(EXERCISE DESCRIPTION) Restate word for word the lines that begin the listing and end with the line holding "0.001, 0.0, 0.0];".

----- INFORMATION SHOWN

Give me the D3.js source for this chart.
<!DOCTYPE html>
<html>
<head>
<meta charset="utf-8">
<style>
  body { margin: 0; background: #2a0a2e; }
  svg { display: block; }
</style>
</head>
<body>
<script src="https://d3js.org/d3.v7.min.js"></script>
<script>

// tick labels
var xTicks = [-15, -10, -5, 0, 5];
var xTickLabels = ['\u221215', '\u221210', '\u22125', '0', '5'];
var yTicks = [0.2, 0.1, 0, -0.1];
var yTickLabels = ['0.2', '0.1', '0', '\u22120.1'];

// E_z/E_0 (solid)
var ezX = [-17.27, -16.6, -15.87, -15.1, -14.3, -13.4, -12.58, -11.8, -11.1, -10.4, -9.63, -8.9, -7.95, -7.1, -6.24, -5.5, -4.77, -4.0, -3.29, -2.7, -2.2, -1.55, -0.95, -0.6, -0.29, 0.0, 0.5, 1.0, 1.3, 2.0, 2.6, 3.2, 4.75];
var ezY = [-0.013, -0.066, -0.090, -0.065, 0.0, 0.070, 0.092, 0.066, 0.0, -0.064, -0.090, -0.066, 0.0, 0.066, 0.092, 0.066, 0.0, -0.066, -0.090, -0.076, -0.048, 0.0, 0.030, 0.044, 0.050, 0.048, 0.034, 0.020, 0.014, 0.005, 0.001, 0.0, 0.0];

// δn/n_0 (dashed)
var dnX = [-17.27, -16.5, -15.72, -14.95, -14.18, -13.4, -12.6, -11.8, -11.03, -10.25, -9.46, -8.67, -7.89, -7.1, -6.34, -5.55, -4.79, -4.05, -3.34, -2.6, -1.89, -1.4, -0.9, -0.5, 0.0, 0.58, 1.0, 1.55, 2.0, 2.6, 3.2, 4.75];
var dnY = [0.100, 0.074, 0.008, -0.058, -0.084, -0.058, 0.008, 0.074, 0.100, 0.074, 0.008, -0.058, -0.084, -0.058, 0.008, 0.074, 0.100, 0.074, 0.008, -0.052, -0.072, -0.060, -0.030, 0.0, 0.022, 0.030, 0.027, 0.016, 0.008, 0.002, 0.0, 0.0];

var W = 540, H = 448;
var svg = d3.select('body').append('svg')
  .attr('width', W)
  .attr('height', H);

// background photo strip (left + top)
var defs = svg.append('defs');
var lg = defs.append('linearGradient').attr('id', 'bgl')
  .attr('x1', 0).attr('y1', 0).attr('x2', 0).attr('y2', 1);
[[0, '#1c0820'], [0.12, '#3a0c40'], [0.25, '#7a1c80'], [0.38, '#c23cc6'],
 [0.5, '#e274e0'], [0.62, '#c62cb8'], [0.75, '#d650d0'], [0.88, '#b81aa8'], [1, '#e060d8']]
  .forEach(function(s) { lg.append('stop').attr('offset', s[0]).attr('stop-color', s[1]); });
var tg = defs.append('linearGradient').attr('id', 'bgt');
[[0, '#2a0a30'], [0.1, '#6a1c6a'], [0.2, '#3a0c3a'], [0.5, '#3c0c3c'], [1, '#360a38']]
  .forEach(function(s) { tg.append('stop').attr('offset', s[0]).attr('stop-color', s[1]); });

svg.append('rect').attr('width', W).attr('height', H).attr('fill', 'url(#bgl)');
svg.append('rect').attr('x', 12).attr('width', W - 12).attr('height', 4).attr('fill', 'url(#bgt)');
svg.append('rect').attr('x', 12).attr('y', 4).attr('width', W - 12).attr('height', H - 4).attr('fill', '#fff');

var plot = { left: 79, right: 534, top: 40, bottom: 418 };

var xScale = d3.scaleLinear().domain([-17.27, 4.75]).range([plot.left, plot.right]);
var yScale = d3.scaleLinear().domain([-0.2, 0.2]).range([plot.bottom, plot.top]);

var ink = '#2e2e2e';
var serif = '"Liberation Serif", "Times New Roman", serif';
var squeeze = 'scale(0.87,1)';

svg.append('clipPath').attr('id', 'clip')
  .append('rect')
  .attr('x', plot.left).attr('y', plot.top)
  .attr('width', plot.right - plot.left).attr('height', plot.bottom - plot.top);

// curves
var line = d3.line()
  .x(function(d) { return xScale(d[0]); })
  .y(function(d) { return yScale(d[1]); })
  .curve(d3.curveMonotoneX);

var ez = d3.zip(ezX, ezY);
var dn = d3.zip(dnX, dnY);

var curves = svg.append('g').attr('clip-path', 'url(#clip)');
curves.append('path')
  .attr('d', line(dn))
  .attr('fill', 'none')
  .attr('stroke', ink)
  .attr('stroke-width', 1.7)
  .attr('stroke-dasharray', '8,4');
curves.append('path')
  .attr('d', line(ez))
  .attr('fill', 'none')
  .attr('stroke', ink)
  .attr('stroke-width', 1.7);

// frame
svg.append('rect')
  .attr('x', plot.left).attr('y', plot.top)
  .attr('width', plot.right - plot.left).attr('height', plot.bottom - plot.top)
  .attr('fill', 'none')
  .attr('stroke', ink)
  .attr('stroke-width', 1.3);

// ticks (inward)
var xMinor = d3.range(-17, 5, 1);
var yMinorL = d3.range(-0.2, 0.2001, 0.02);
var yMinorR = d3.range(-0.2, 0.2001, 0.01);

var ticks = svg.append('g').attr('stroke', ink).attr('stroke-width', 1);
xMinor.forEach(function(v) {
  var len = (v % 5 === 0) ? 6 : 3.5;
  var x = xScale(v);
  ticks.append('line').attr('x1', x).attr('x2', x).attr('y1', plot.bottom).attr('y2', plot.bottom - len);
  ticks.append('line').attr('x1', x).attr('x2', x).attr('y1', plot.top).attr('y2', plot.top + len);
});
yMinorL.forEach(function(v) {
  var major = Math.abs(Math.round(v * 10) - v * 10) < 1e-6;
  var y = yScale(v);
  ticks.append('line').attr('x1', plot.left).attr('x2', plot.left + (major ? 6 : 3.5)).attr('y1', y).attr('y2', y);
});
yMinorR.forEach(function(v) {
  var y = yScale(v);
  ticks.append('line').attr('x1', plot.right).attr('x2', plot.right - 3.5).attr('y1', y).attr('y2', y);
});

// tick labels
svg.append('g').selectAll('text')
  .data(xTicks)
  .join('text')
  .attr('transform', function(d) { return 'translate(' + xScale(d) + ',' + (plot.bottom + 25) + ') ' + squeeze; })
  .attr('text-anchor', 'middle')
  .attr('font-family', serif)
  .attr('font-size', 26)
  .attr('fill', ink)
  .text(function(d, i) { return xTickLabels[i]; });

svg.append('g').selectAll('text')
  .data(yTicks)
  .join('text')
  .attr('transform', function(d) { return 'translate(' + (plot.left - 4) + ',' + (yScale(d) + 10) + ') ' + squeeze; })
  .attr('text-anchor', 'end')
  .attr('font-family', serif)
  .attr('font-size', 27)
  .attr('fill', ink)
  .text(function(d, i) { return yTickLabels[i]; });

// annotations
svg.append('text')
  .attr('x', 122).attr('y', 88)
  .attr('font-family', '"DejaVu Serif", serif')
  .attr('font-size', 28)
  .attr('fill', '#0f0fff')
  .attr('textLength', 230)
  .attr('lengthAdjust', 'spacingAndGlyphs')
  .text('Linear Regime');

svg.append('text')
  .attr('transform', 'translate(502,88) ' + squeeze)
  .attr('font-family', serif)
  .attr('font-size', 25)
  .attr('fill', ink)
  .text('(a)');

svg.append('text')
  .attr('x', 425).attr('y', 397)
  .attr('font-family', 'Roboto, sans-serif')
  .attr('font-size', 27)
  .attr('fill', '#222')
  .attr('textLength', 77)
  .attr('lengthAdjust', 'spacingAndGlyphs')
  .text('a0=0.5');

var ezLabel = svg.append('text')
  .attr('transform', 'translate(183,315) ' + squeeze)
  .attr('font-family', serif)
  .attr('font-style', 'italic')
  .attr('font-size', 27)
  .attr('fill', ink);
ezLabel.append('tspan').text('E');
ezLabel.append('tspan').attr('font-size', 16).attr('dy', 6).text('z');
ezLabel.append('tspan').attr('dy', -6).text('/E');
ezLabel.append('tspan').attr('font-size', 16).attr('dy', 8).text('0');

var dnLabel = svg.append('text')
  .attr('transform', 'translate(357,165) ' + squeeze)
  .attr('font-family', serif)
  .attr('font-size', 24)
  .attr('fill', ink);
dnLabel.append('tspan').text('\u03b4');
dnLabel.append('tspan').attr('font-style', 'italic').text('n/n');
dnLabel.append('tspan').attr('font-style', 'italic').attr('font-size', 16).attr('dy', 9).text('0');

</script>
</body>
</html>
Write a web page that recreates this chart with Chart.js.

----------

(RESPONSE TO THE EXERCISE)
Give me the D3.js source for this chart.
<!DOCTYPE html>
<html>
<head>
<meta charset="utf-8">
<style>
  body { margin: 0; background: #2a0a2e; }
  svg { display: block; }
</style>
</head>
<body>
<script src="https://d3js.org/d3.v7.min.js"></script>
<script>

// tick labels
var xTicks = [-15, -10, -5, 0, 5];
var xTickLabels = ['\u221215', '\u221210', '\u22125', '0', '5'];
var yTicks = [0.2, 0.1, 0, -0.1];
var yTickLabels = ['0.2', '0.1', '0', '\u22120.1'];

// E_z/E_0 (solid)
var ezX = [-17.27, -16.6, -15.87, -15.1, -14.3, -13.4, -12.58, -11.8, -11.1, -10.4, -9.63, -8.9, -7.95, -7.1, -6.24, -5.5, -4.77, -4.0, -3.29, -2.7, -2.2, -1.55, -0.95, -0.6, -0.29, 0.0, 0.5, 1.0, 1.3, 2.0, 2.6, 3.2, 4.75];
var ezY = [-0.013, -0.066, -0.090, -0.065, 0.0, 0.070, 0.092, 0.066, 0.0, -0.064, -0.090, -0.066, 0.0, 0.066, 0.092, 0.066, 0.0, -0.066, -0.090, -0.076, -0.048, 0.0, 0.030, 0.044, 0.050, 0.048, 0.034, 0.020, 0.014, 0.005, 0.001, 0.0, 0.0];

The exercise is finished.